Frío, vecinos octogenarios en su mayoría y poca clientela. Los inviernos a 900 metros de altitud son complicados, pero Rommy Richards se ha acostumbrado a la hospitalidad de las gentes de La Villa de Ocón, donde reside junto a sus dos hijos adolescentes. En octubre de 2019 llegó desde Las Palmas de Gran Canaria para coger las riendas del bar Hogar del Jubilado que gestiona la asociación de vecinos y desde entonces ha aguantado contra pandemia y nieves los vaivenes de la hostelería en la sierra.
Con cerca de un centenar de empadronados, a diario apenas duermen en el pueblo unas 40 personas. «Y de ellos, al medio día nos llegaremos a juntar en el bar unos ocho o nueve, a veces seis. Depende del día, pero a las tardes la afluencia baja», indica un lunes por la tarde al poco de abrir las puertas del local. Todo cambia llegada la Semana Santa y hasta finales de verano, pero mientras tanto toca hacer frente a unas instalaciones que solo se llenan durante el fin de semana.
«Lo peor se da desde finales de diciembre hasta finales de febrero porque son meses muertos y desde la pandemia todavía ha empeorado más la cosa. Cuando llegué por primera vez a este pueblo conocí a las mujeres que salían a echar su partida de cartas, pero ya ni eso. Ahora solo juegan en verano». Rommy es consciente de la huella que ha dejado el COVID-19 en el pueblo. «Muchos mayores han cogido miedo a salir, por no hablar de los que han fallecido en este tiempo. En estos casos, aquellos que se han quedado viudos se han vuelto a la ciudad, aunque también se ha dado el caso de un matrimonio que con la pandemia se ha venido a vivir al pueblo de fijo», añade.
La reciente cubierta de la terraza del bar con una cristalera desde la que se ve toda la Sierra de la Hez y el valle ayuda a hacer más llevaderos los inviernos en el pueblo, «¡y más cuando sale el sol!». Rommy, que agradece la buena acogida que ha tenido desde el principio («mis hijos se sienten en casa, no son los canarios») insiste en la enorme implicación del vecindario por mantener las puertas abiertas de este centro social de reunión.
«La gente disfruta viniendo al bar. Podrían quedarse en su casa al calor, pero quieren venir a echarse su vino o el café aunque eso puedan hacerlo en casa solo porque no quieren que el bar acabe cerrando sus puertas. Saben que para que el local aguante abierto deben darle cariño y lo hacen con mucho sentimiento. Porque lo que se ve en La Villa no se ve en otros pueblos incluso de este mismo valle. Yo aquí siento que todos son como una gran familia, con cuadrillas mixtas como yo las llamo, porque lo mismo se juntan los de 20 con los de 35 que con los de 50. Y les da igual porque están a gusto».

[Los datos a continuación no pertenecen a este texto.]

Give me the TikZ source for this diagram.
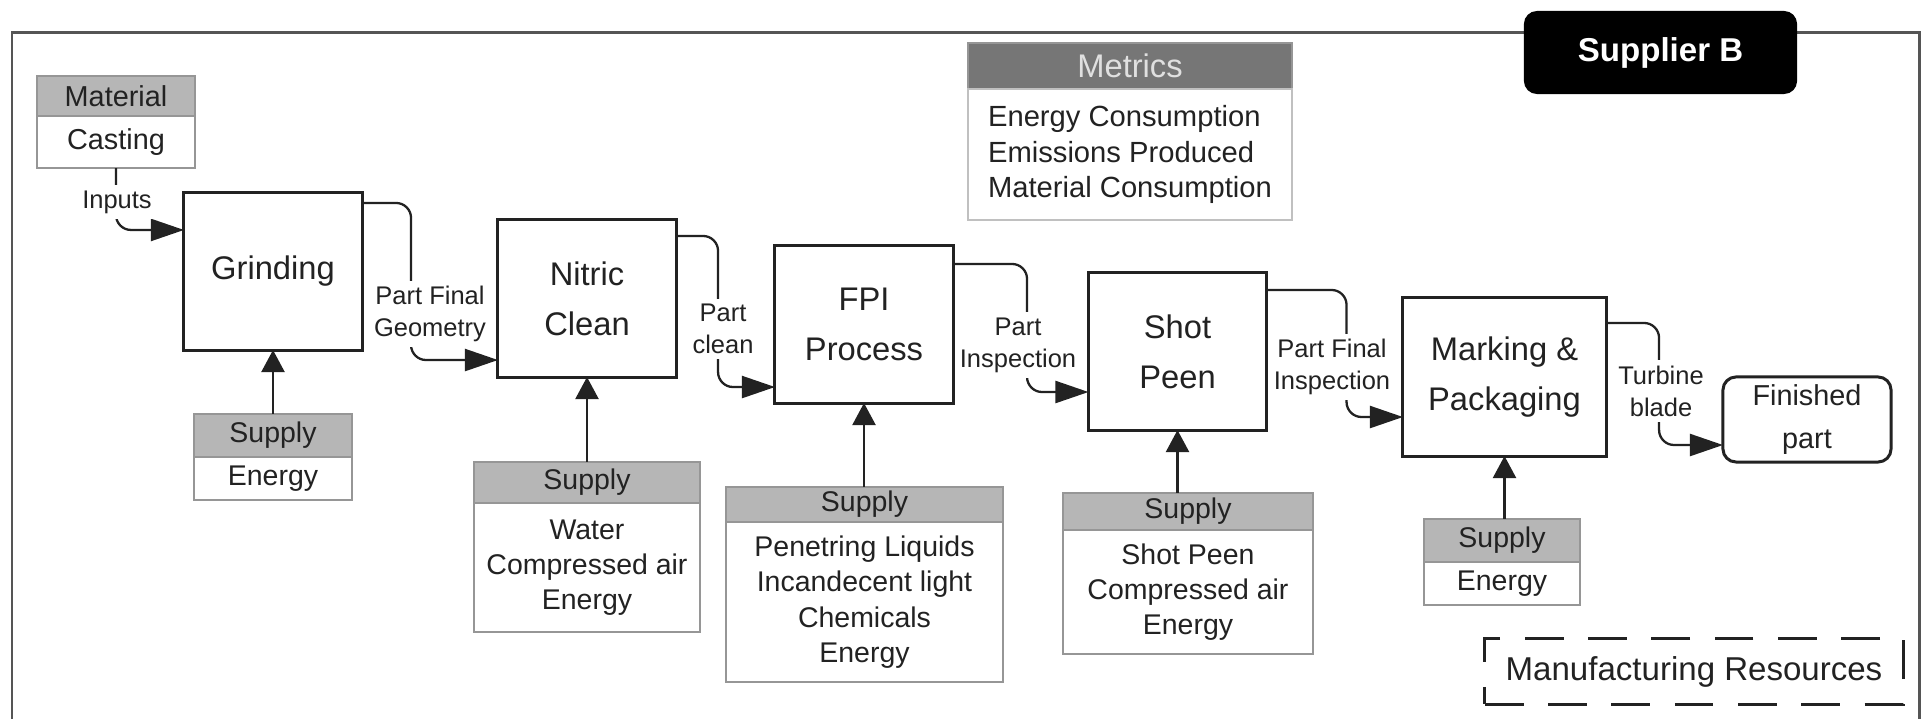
\documentclass[tikz,border=0pt]{standalone}
\usepackage{fontspec}
\setmainfont{Liberation Sans}
\usepackage{xcolor}
\usepackage{tikz}
\usetikzlibrary{arrows.meta, positioning}
\definecolor{framegray}{RGB}{85,85,85}
\definecolor{boxline}{RGB}{34,34,34}
\definecolor{supgray}{RGB}{182,182,182}
\definecolor{supline}{RGB}{150,150,150}
\definecolor{metricgray}{RGB}{118,118,118}

\begin{document}
\begin{tikzpicture}[x=0.01cm, y=-0.01cm,
  every node/.style={outer sep=0pt, text=boxline},
  proc/.style={draw=boxline, line width=0.85pt, fill=white, inner sep=1pt, minimum width=1.78cm, minimum height=1.57cm, align=center, font=\fontsize{9.3}{14.2}\selectfont},
  suphead/.style={draw=supline, line width=0.6pt, fill=supgray, inner sep=0pt, anchor=north, font=\fontsize{8.1}{10}\selectfont},
  supbody/.style={draw=supline, line width=0.6pt, fill=white, inner sep=0pt, align=center, font=\fontsize{8.1}{10}\selectfont},
  flowlbl/.style={fill=white, align=center, inner xsep=0.5pt, inner ysep=1.5pt, font=\fontsize{7.25}{9.1}\selectfont},
  flow/.style={draw=boxline, line width=0.65pt, rounded corners=0.15cm, -{Triangle[length=3.3mm, width=2.2mm]}},
  feed/.style={draw=boxline, line width=0.65pt, -{Triangle[length=2.2mm, width=2.3mm]}}]
\useasboundingbox (0,0) rectangle (1921,719);
\draw[framegray, line width=0.85pt] (12,719) -- (12,33) -- (1919,33) -- (1919,719);
\node[fill=black, rounded corners=0.13cm, minimum width=2.73cm, minimum height=0.83cm, text=white, font=\bfseries\fontsize{9.4}{11}\selectfont] (supB) at (1660.5,52.5) {Supplier B};
\node[fill=metricgray, draw=supline, line width=0.6pt, inner sep=0pt, anchor=north, minimum width=3.24cm, minimum height=0.46cm, text=white!88!black, font=\fontsize{9.3}{11}\selectfont] (met-h) at (1130,43) {Metrics};
\node[draw=supline!60, line width=0.6pt, fill=white, inner sep=0pt, minimum width=3.24cm, minimum height=1.31cm, below=0pt of met-h, align=left, font=\fontsize{8.3}{10.1}\selectfont] (met) {Energy Consumption\\Emissions Produced\\Material Consumption};
\node[suphead, minimum width=1.58cm, minimum height=0.40cm, font=\fontsize{8.2}{10}\selectfont] (mat-h) at (116,76) {Material};
\node[supbody, minimum width=1.58cm, minimum height=0.52cm, below=0pt of mat-h, font=\fontsize{8.2}{10}\selectfont] (mat) {Casting};
\node[proc] (grind) at (273,271.5) {Grinding};
\node[proc] (nitric) at (587,298.5) {Nitric\\Clean};
\node[proc] (fpi) at (864,324.5) {FPI\\Process};
\node[proc] (shot) at (1177.5,351.5) {Shot\\Peen};
\node[proc, minimum width=2.03cm, minimum height=1.58cm] (mark) at (1504.5,377) {Marking \&\\Packaging};
\node[proc, rounded corners=0.13cm, minimum width=1.68cm, minimum height=0.85cm, font=\fontsize{8.2}{12.2}\selectfont] (done) at (1807,419.5) {Finished\\part};
\node[suphead, minimum width=1.58cm, minimum height=0.43cm] (sg-h) at (273,414) {Supply};
\node[supbody, minimum width=1.58cm, minimum height=0.43cm, below=0pt of sg-h] (sg) {Energy};
\node[suphead, minimum width=2.26cm, minimum height=0.41cm] (sn-h) at (587,462) {Supply};
\node[supbody, minimum width=2.26cm, minimum height=1.29cm, below=0pt of sn-h] (sn) {Water\\Compressed air\\Energy};
\node[suphead, minimum width=2.77cm, minimum height=0.35cm] (sf-h) at (864.5,487) {Supply};
\node[supbody, minimum width=2.77cm, minimum height=1.60cm, below=0pt of sf-h] (sf) {Penetring Liquids\\Incandecent light\\Chemicals\\Energy};
\node[suphead, minimum width=2.50cm, minimum height=0.37cm] (ss-h) at (1188,493) {Supply};
\node[supbody, minimum width=2.50cm, minimum height=1.24cm, below=0pt of ss-h] (ss) {Shot Peen\\Compressed air\\Energy};
\node[suphead, minimum width=1.56cm, minimum height=0.43cm] (sm-h) at (1502,519) {Supply};
\node[supbody, minimum width=1.56cm, minimum height=0.43cm, below=0pt of sm-h] (sm) {Energy};
\node[draw=boxline, line width=0.85pt, dash pattern=on 11pt off 7pt, minimum width=4.18cm, minimum height=0.65cm, font=\fontsize{9.4}{11}\selectfont] (res) at (1694,671.5) {Manufacturing Resources};
\draw[flow] (mat.south) |- ([yshift=0.415cm]grind.west);
\draw[flow] ([yshift=0.685cm]grind.east) -- ++(49,0) |- ([yshift=-0.615cm]nitric.west);
\draw[flow] ([yshift=0.625cm]nitric.east) -- ++(42,0) |- ([yshift=-0.625cm]fpi.west);
\draw[flow] ([yshift=0.605cm]fpi.east) -- ++(74,0) |- ([yshift=-0.405cm]shot.west);
\draw[flow] ([yshift=0.615cm]shot.east) -- ++(80,0) |- ([yshift=-0.40cm]mark.west);
\draw[flow] ([yshift=0.54cm]mark.east) -- ++(53,0) |- ([yshift=-0.255cm]done.west);
\draw[feed] (grind.south |- sg-h.north) -- (grind.south);
\draw[feed] (nitric.south |- sn-h.north) -- (nitric.south);
\draw[feed] (fpi.south |- sf-h.north) -- (fpi.south);
\draw[feed] (shot.south |- ss-h.north) -- (shot.south);
\draw[feed] (mark.south |- sm-h.north) -- (mark.south);
\node[flowlbl] (l-in) at (117,202) {Inputs};
\node[flowlbl] (l-geo) at (430,314) {Part Final\\Geometry};
\node[flowlbl] (l-cln) at (723,329) {Part\\clean};
\node[flowlbl] (l-insp) at (1018,345) {Part\\Inspection};
\node[flowlbl] (l-fin) at (1332,367) {Part Final\\Inspection};
\node[flowlbl] (l-tb) at (1661,391) {Turbine\\blade};
\end{tikzpicture}
\end{document}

Sensaciones diferentes, reconoce Rommy a las que sentía en el bar de El Redal, donde estuvo unos ocho meses trabajando también de camarera. «Allí la gente que iba al bar era gente que venía de trabajo. Aunque fuera fin de semana, pero era gente que venía de Logroño a cuidar las viñas o la huerta que tiene en el pueblo por ejemplo. Aquí en La Villa es diferente, porque la gente que viene a pasar el fin de semana es para descansar y disfrutar, así que el ambiente también es diferente, con un trato más cercano. Aquí en La Villa todos acaban en el bar, es el punto de encuentro social».
Y en cuanto a la rentabilidad de un negocio como este, Rommy es clara: «Yo lo que hago es trabajar mucho durante el verano para poder vivir bien durante el invierno». Como las pequeñas hormigas. «A mí con que me dé para pagar la cuota de autónomos y la casa me es suficiente porque lo demás lo guardo para vivir. Tal vez no tendré para permitirme lujos, pero llega el fin de semana y la gente te responde. Por no hablar de la tranquilidad que tienes aquí y que no la tienes en otro lado».